About face in usability testing: 3 reasons not to turn the camera on

Are you doing usability testing that includes a video image of the face of the participant? You should stop – here’s why.

I was at two conferences this month where the presenter showed a video clip from a usability test. In both, the participant’s face was recorded with their screen – so the video clips included that image. It made me squirm. We’d just been talking about ethics, and bias, and about ensuring the participant was comfortable during the testing. And here was this image of a participant’s face up on the stage. After years of remote testing without video of faces, well, it just doesn’t sit right with me anymore, and here’s why.

1. You are biased, and so is the client and design team.  There are many aspects of faces that trigger unconscious and conscious bias – you can see the person’s race, gender, attractiveness, clothing style etc.. All of those things can trigger bias in anyone watching the video, including the experimenter!  It can inhibit empathy for the participant, and prevent the developers, design team members, executives, basically everyone, from accepting the participant’s behaviour as, well, normal behaviour. So it defeats the purpose of usability testing.

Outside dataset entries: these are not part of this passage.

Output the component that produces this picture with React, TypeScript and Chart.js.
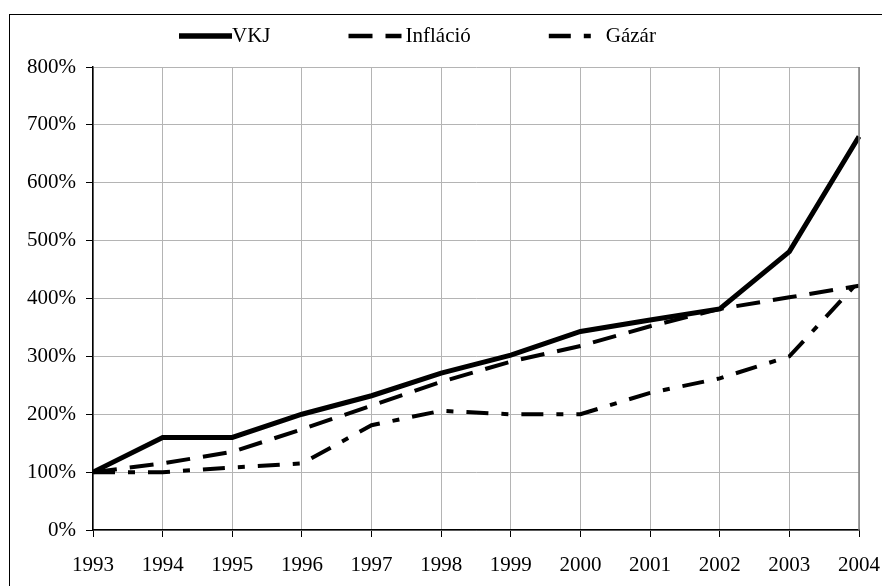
import React, { useEffect, useRef } from "react";
import { Chart, registerables } from "chart.js";

Chart.register(...registerables);

const years = ["1993","1994","1995","1996","1997","1998","1999","2000","2001","2002","2003","2004"];
const vkj = [100, 160, 160, 200, 232, 271, 302, 343, 363, 382, 481, 680];
const inflacio = [100, 115, 135, 174, 215, 256, 291, 318, 352, 382, 402, 422];
const gazar = [100, 100, 108, 115, 181, 206, 200, 200, 237, 262, 300, 430];
const seriesLabels = ["VKJ", "Infláció", "Gázár"];

const FONT = "'Liberation Serif', 'Times New Roman', serif";

const framePlugin = {
  id: "frame",
  beforeDraw(chart: any) {
    const ctx = chart.ctx;
    ctx.save();
    ctx.fillStyle = "#ffffff";
    ctx.fillRect(0, 0, chart.width, chart.height);
    ctx.strokeStyle = "#000000";
    ctx.lineWidth = 1;
    ctx.strokeRect(9.5, 14.5, chart.width + 20, chart.height + 20);
    ctx.restore();
  },
  afterDatasetsDraw(chart: any) {
    const { right, top, bottom } = chart.chartArea;
    const ctx = chart.ctx;
    ctx.save();
    ctx.strokeStyle = "#808080";
    ctx.lineWidth = 1.5;
    ctx.beginPath();
    ctx.moveTo(right, top);
    ctx.lineTo(right, bottom);
    ctx.stroke();
    ctx.restore();
  },
};

const legendPlugin = {
  id: "customLegend",
  afterDraw(chart: any) {
    const ctx = chart.ctx;
    ctx.save();
    ctx.font = `21px ${FONT}`;
    ctx.textBaseline = "middle";
    ctx.fillStyle = "#000";
    const y = 36;
    const lineLen = 53;
    let x = 179;
    chart.data.datasets.forEach((ds: any) => {
      ctx.save();
      ctx.strokeStyle = "#000";
      ctx.lineWidth = ds.borderWidth + 0.5;
      ctx.lineCap = "butt";
      ctx.setLineDash(ds.borderDash || []);
      ctx.beginPath();
      ctx.moveTo(x, y);
      ctx.lineTo(x + lineLen, y);
      ctx.stroke();
      ctx.restore();
      const tx = x + lineLen + (ds.borderDash && ds.borderDash.length ? 4 : 0);
      ctx.fillText(ds.label, tx, y);
      x = tx + ctx.measureText(ds.label).width + 78;
    });
    ctx.restore();
  },
};

export default function App() {
  const ref = useRef<HTMLCanvasElement>(null);
  useEffect(() => {
    document.body.style.margin = "0";
    const canvas = ref.current!;
    const chart = new Chart(canvas, {
      type: "line",
      data: {
        labels: years,
        datasets: [
          {
            label: seriesLabels[0],
            data: vkj,
            borderColor: "#000",
            borderWidth: 5,
            pointRadius: 0,
            tension: 0,
            fill: false,
            borderJoinStyle: "miter",
          },
          {
            label: seriesLabels[1],
            data: inflacio,
            borderColor: "#000",
            borderWidth: 4,
            borderDash: [24, 13],
            pointRadius: 0,
            tension: 0,
            fill: false,
          },
          {
            label: seriesLabels[2],
            data: gazar,
            borderColor: "#000",
            borderWidth: 4,
            borderDash: [22, 13, 7, 13],
            pointRadius: 0,
            tension: 0,
            fill: false,
          },
        ],
      },
      options: {
        responsive: false,
        animation: false,
        layout: { padding: { left: 0, top: 67, right: 23, bottom: 0 } },
        plugins: { legend: { display: false }, tooltip: { enabled: false } },
        scales: {
          x: {
            offset: false,
            grid: { color: "#b4b4b4", lineWidth: 1, tickLength: 7, tickColor: "#000", drawTicks: true },
            border: { color: "#000", width: 1.5 },
            ticks: { color: "#000", font: { family: FONT, size: 21 }, padding: 16, maxRotation: 0, autoSkip: false },
            afterFit(scale: any) {
              scale.height = 56;
              scale.paddingLeft = 0;
              scale.paddingRight = 0;
            },
          },
          y: {
            min: 0,
            max: 800,
            grid: { color: "#b4b4b4", lineWidth: 1, tickLength: 7, tickColor: "#000" },
            border: { color: "#000", width: 1.5 },
            ticks: {
              stepSize: 100,
              color: "#000",
              font: { family: FONT, size: 21 },
              padding: 10,
              callback: (v: any) => `${v}%`,
            },
            afterFit(scale: any) {
              scale.width = 93;
              scale.paddingTop = 0;
              scale.paddingBottom = 0;
            },
          },
        },
      },
      plugins: [framePlugin, legendPlugin],
    });
    return () => chart.destroy();
  }, []);
  return <canvas ref={ref} width={882} height={586} style={{ display: "block" }} />;
}
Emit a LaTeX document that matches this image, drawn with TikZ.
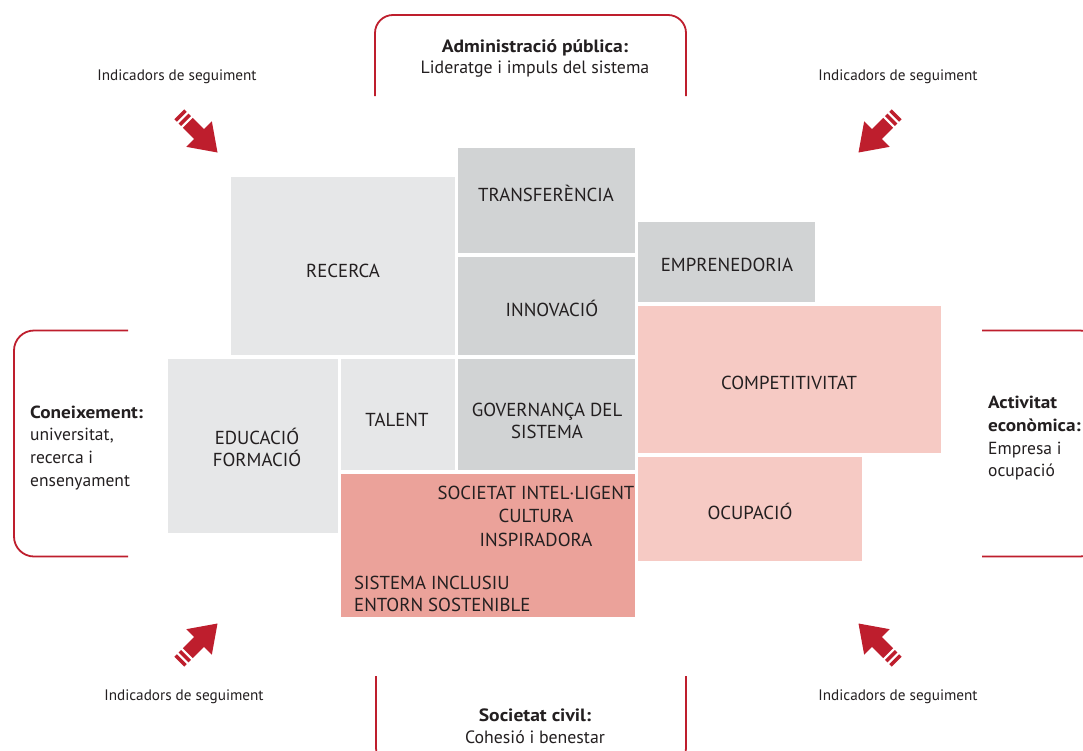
\documentclass[tikz,border=0pt]{standalone}
\usepackage{fontspec}
\setmainfont{PT Sans}[BoldFeatures={FakeStretch=1.1}]
\definecolor{lgray}{HTML}{E6E7E8}
\definecolor{mgray}{HTML}{D1D3D4}
\definecolor{lpink}{HTML}{F6CAC4}
\definecolor{dpink}{HTML}{EBA29A}
\definecolor{redA}{HTML}{BE1E2D}
\definecolor{txt}{HTML}{231F20}
\newcommand\myredarrow[2]{%
  \begin{scope}[shift={#1},rotate=#2]
    \fill[redA] (0,0) -- (-26,18) -- (-26,7) -- (-42,7) -- (-42,-7) -- (-26,-7) -- (-26,-18) -- cycle;
    \fill[redA] (-44.5,7) rectangle (-48,-7);
    \fill[redA] (-50.5,7) rectangle (-54,-7);
  \end{scope}}
\begin{document}
\begin{tikzpicture}[x=1pt,y=-1pt,
  box/.style={fill=#1, draw=none, inner sep=0pt, anchor=north west},
  lbl/.style={text=txt, inner sep=0pt, anchor=base, align=center, font=\fontsize{18.8}{22.5}\selectfont},
  side/.style={text=txt, inner sep=0pt, anchor=base west, align=left, font=\fontsize{17.5}{22.6}\selectfont},
  head/.style={text=txt, inner sep=0pt, anchor=base, align=center, font=\fontsize{17.8}{21.6}\selectfont},
  ind/.style={text=txt, inner sep=0pt, anchor=base, font=\fontsize{15.2}{17}\selectfont},
  bracket/.style={draw=redA, line width=1.8pt, rounded corners=20pt}]
\useasboundingbox (0,0) rectangle (1083,750);
\fill[white] (0,0) rectangle (1083,750);

% boxes
\node[box=lgray, minimum width=224pt, minimum height=178pt] (recerca) at (231,177) {};
\node[box=mgray, minimum width=177pt, minimum height=105pt] (transf) at (458,148) {};
\node[box=mgray, minimum width=177pt, minimum height=98pt] (innov) at (458,257) {};
\node[box=mgray, minimum width=177pt, minimum height=80pt] (empren) at (638,222) {};
\node[box=lpink, minimum width=303pt, minimum height=147pt] (compet) at (638,306) {};
\node[box=lpink, minimum width=224pt, minimum height=104pt] (ocup) at (638,457) {};
\node[box=lgray, minimum width=170pt, minimum height=174pt] (educ) at (168,359) {};
\node[box=lgray, minimum width=114pt, minimum height=111pt] (talent) at (341,359) {};
\node[box=mgray, minimum width=177pt, minimum height=111pt] (gov) at (458,359) {};
\node[box=dpink, minimum width=294pt, minimum height=143pt] (soc) at (341,474) {};

% box labels (base anchor = baseline of last line)
\node[lbl] (lrecerca) at (343,277) {RECERCA};
\node[lbl] (ltransf) at (546,201) {TRANSFERÈNCIA};
\node[lbl] (linnov) at (552,316) {INNOVACIÓ};
\node[lbl] (lempren) at (727,271) {EMPRENEDORIA};
\node[lbl] (lcompet) at (789,389) {COMPETITIVITAT};
\node[lbl] (locup) at (750,519) {OCUPACIÓ};
\node[lbl] (leduc) at (257,466.7) {EDUCACIÓ\\FORMACIÓ};
\node[lbl] (ltalent) at (397,426) {TALENT};
\node[lbl, font=\fontsize{18.8}{21.7}\selectfont] (lgov) at (547,438.3) {GOVERNANÇA DEL\\SISTEMA};
\node[lbl, font=\fontsize{18.8}{23.3}\selectfont] (lsoc) at (536,546) {SOCIETAT INTEL·LIGENT\\CULTURA\\INSPIRADORA};
\node[lbl, anchor=base west, align=left] (lsis) at (354,611.7) {SISTEMA INCLUSIU\\ENTORN SOSTENIBLE};

% brackets
\draw[bracket] (128,330.5) -- (14,330.5) -- (14,556.5) -- (128,556.5);
\draw[bracket] (982,330.5) -- (1100,330.5) -- (1100,556.5) -- (982,556.5);
\draw[bracket, rounded corners=18pt] (375,96) -- (375,15) -- (686,15) -- (686,96);
\draw[bracket, rounded corners=18pt] (376,676) -- (376,766) -- (686,766) -- (686,676);

% bracket texts
\node[head, font=\fontsize{17.8}{21}\selectfont] (tadm) at (535,73) {\textbf{Administració pública:}\\Lideratge i impuls del sistema};
\node[head] (tsoc) at (535,743.4) {\textbf{Societat civil:}\\Cohesió i benestar};
\node[side] (tcon) at (30,486) {\textbf{Coneixement:}\\universitat,\\recerca i\\ensenyament};
\node[side] (tact) at (988,476.7) {\textbf{Activitat}\\\textbf{econòmica:}\\Empresa i\\ocupació};

% indicator texts
\node[ind] (i1) at (177,80.7) {Indicadors de seguiment};
\node[ind] (i2) at (898,80.7) {Indicadors de seguiment};
\node[ind] (i3) at (184,700) {Indicadors de seguiment};
\node[ind] (i4) at (898,700) {Indicadors de seguiment};

% arrows
\myredarrow{(217.5,152.5)}{-45}
\myredarrow{(858.5,152.5)}{-135}
\myredarrow{(217.5,623.5)}{45}
\myredarrow{(858.5,623.5)}{135}
\end{tikzpicture}
\end{document}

Don’t think you are biased? Get over it, there’s abundant research on unconscious bias and the many effects on behaviour and response to the person.

2. Faces are recognizable.  Our clients are not supposed to know the identity of our research participants. That’s a fundamental code of conduct for experimental research anywhere. Yet faces are inherently recognizable! Heck, the human brain is far better at recognizing faces than names. To have a privacy policy about protecting the participant names and then showing their faces in a video to the client and to others just seems bizarre.

Even worse, at one of the conferences, the presenter admitted they didn’t have permission from the participant to show their video at a conference – the same conference where a presenter absolutely flamed the UX Community about not following ethical practices. Justifiably in this case!

I too showed a video clip of some usability test participants at a conference. I had digitally disguised the participant’s voices by changing the pitch and speed and of course, there was no camera view of their face.  Since they weren’t recognizable, I was comfortable sharing that video with the audience. But after the flaming ethics talk, I was concerned enough to check in with the Chair of an Ethics Committee about it, and he agreed that since the person wasn’t recognizable, likely even to themselves, it’s ok.

3. Performance is measurable in usability testing,  emotion is not.  Usability testing is about measuring the performance of your web site or application, and identifying usability issues. The performance of YOUR site is the target here, not emotional reactions – keep the focus on actionable results.

When I voice these concerns about conducting testing in person, or turning on the camera during remote testing, researchers often wail “But faces tell us SO much!” Sorry, but they don’t tell you about whether the person can or cannot succeed at this task. They can’t tell you exactly which words or part of the design is causing the problems.

Instead of inferring their emotions from their face and body language, learn to watch the cursor on the screen instead – you’ll learn so much more about the design issues. You can hear their confusion, anger, frustration, happiness etc. in their voice – put it together with what their cursor is doing on the screen, and what they’re thinking aloud, and you’ve got a direct channel into usability issues and evidence-based decision making.

If you are planning some usability testing in the future, I hope you’ll think through these issues and consider NOT recording or showing the participant’s face.  And by the way, it will make it easier to recruit too – there are lots of people out there who are quite comfortable with participating in a session, but are really uncomfortable and balk at having a camera record their face and all that’s going on around them during an hour long session in their home or office environment.